Um destes fragmentos do Livro dos Mortos é o Papiro de Hunefer, e fala justamente do julgamento do morto. A partir desta imagem abaixo dá para explicar um pouco sobre o ritual do julgamento, segundo as tradições dos antigos egípcios:

Papiro de Hunefer, Novo Império, 19ª dinastia.

1) O defunto (à esquerda), vestido com uma longa túnica pregueada, é conduzido pelo deus Anúbis para junto da balança do julgamento.
2) O coração do defunto (seta branca), simbolizando seu pensamento e sua vida, é colocado em um dos pratos da balança enquanto no outro prato (seta vermelha) é colocado uma pluma, simbolizando o princípio do equilíbrio e da norma. Anúbis está de joelhos observando a pesagem enquanto o “grande devorador”, um animal representado por um leão com cabeça de crocodilo e anca de hipopótamo, está apenas aguardando a pesagem. Se o coração do morto for mais pesado que a pluma, quer dizer que sua vida não foi justa, e o “grande devorador” estraçalha o coração, destruindo a memória do defunto para sempre.
3) O deus Thoth também observa a pesagem e aguarda para registrar o resultado do julgamento.
4) Com o resultado justo, o deus Hórus leva o defunto até a presença de Osíris, retratado no papiro como uma múmia usando a coroa ritual (atef), segurando o cetro (heka) e o chicote (flagellum). Atrás de Osíris estão as deusas Ísis e Néftis. [1]

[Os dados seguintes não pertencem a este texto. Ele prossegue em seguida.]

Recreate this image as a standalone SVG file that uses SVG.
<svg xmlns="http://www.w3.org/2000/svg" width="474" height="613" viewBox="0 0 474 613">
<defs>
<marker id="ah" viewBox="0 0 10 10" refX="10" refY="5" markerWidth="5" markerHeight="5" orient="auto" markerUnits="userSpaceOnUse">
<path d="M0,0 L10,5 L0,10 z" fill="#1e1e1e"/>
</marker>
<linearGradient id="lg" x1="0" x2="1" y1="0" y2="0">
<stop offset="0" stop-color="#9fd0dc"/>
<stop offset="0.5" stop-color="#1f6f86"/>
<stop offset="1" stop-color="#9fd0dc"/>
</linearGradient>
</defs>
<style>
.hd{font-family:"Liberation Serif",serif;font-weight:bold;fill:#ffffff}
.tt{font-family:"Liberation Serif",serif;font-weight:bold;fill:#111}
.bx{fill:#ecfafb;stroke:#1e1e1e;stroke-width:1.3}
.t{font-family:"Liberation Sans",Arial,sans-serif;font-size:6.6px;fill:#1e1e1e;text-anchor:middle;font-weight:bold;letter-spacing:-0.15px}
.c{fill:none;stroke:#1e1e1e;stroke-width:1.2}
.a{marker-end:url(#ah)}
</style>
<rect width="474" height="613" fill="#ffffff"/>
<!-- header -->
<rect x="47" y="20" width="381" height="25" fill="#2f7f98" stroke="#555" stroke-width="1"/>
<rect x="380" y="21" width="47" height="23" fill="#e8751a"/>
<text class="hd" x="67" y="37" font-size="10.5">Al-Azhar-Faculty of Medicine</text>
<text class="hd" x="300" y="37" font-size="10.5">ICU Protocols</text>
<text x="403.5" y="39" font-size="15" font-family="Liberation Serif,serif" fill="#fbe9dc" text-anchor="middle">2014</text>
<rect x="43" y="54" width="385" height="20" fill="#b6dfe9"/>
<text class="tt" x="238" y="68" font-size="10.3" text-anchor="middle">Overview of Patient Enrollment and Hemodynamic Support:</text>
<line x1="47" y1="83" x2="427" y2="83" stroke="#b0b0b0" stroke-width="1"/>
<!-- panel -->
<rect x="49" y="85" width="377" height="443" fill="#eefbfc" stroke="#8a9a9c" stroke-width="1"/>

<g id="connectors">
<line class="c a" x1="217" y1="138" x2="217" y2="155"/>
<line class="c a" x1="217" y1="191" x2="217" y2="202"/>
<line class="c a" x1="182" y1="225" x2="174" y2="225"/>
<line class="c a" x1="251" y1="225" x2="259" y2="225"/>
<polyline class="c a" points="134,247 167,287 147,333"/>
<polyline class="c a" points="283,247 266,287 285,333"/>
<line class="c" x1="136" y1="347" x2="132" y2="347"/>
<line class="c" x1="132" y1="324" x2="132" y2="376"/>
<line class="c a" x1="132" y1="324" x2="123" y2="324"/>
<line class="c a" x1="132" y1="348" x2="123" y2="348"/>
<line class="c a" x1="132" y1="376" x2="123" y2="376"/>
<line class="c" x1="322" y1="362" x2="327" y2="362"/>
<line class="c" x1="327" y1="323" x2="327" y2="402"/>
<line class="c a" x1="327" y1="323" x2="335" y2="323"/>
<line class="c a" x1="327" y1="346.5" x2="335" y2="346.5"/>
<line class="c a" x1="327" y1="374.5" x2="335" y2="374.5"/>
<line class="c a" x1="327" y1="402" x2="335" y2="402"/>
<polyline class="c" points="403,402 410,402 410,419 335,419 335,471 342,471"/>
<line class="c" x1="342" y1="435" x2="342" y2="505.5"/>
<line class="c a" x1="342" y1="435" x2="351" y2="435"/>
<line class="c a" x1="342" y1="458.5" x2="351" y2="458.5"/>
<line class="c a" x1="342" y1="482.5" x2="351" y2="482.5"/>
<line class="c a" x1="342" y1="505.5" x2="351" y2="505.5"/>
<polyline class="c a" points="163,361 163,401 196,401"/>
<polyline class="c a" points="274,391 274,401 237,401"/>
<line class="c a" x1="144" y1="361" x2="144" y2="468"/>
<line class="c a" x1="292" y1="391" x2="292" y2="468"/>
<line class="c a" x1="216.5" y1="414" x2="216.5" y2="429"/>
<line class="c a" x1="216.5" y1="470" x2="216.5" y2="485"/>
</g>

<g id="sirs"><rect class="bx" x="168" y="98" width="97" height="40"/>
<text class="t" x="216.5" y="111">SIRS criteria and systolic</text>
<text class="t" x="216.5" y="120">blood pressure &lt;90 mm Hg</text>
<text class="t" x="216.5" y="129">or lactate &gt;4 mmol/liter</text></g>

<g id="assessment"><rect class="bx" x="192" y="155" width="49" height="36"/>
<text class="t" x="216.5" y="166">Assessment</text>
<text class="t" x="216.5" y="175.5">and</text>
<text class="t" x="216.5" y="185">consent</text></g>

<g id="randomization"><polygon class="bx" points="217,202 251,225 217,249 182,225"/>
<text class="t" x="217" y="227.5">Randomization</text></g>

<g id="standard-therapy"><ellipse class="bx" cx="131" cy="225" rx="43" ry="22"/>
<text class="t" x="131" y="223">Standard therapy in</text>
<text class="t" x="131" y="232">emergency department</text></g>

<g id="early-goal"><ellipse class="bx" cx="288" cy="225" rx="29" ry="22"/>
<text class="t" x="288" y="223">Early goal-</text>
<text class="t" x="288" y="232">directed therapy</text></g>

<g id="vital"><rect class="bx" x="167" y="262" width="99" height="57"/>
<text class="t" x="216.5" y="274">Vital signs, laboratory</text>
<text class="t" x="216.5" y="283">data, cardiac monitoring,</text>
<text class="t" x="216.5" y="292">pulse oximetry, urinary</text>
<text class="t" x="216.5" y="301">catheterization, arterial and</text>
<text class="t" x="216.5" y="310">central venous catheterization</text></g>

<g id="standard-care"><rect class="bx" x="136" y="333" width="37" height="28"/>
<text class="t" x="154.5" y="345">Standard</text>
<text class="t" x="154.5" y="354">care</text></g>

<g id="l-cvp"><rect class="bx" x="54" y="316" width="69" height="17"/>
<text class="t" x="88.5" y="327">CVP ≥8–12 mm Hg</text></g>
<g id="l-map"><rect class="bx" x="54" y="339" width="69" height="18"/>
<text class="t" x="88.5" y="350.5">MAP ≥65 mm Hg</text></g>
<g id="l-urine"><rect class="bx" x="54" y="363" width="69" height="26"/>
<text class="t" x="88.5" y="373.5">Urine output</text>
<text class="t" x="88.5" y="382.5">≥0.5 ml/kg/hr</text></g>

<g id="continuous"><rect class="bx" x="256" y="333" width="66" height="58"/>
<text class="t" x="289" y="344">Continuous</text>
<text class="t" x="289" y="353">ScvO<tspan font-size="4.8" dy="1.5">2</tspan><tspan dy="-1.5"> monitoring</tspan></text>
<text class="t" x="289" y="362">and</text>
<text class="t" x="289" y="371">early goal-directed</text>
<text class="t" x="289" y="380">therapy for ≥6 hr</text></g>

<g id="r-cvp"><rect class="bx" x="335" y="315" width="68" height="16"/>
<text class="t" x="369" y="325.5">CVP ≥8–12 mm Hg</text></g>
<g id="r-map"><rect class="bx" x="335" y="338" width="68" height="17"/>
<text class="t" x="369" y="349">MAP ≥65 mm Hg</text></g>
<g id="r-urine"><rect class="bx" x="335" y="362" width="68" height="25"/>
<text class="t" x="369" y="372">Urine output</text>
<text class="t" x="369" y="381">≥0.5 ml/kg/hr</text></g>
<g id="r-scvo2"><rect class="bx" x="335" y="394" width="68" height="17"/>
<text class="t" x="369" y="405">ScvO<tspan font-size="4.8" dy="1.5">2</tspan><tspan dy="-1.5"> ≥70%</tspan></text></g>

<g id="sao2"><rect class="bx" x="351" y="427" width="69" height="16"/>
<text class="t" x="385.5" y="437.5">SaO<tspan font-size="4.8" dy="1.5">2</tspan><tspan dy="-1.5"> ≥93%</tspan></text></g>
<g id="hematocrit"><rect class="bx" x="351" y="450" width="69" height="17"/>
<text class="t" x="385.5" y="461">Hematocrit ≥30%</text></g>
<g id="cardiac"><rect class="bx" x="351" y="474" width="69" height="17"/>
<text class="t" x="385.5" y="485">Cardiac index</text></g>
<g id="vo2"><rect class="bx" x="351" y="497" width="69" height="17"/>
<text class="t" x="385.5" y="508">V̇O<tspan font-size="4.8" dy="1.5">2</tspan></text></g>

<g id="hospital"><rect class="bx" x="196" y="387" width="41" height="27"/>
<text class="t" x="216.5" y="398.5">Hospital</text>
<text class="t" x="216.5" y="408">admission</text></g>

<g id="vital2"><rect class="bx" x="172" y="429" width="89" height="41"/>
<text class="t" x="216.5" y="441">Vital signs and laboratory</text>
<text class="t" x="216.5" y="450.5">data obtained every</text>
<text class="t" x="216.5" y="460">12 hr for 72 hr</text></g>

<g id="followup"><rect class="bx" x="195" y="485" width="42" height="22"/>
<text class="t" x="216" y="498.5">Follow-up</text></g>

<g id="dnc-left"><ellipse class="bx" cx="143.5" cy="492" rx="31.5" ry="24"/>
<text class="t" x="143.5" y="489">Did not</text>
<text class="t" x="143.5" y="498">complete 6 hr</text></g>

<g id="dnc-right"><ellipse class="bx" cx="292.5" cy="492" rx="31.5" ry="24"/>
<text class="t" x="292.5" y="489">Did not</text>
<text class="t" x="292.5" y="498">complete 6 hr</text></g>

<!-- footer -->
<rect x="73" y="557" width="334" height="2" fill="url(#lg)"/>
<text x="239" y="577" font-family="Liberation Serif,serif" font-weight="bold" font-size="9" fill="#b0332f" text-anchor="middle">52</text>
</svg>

É bom citar que estes escritos — assim como os rituais funerários egípcios mais elaborados — eram colocados apenas nos túmulos dos egípcios de alta classe social: os escribas, sacerdotes e membros da família real.

Com relação aos papiros e pinturas, na internet nós temos algum material relativo a isto. Por exemplo: Uma sessão do Papiro de Ani, ou do Papiro de Nebqed podem ser encontrados com facilidade — lembrando que o papiro normalmente é nomeado com o escriba que o compilou e identificou o mesmo, ou seja, o Papiro de Nebqed foi escrito pelo próprio Nebqed.

Referências

[1] Texto elaborado a partir da descrição do Papiro de Hunefer que consta na revista Larousse das Civilizações Antigas. Volume I — Dos faraós à fundação de Roma, p. 56.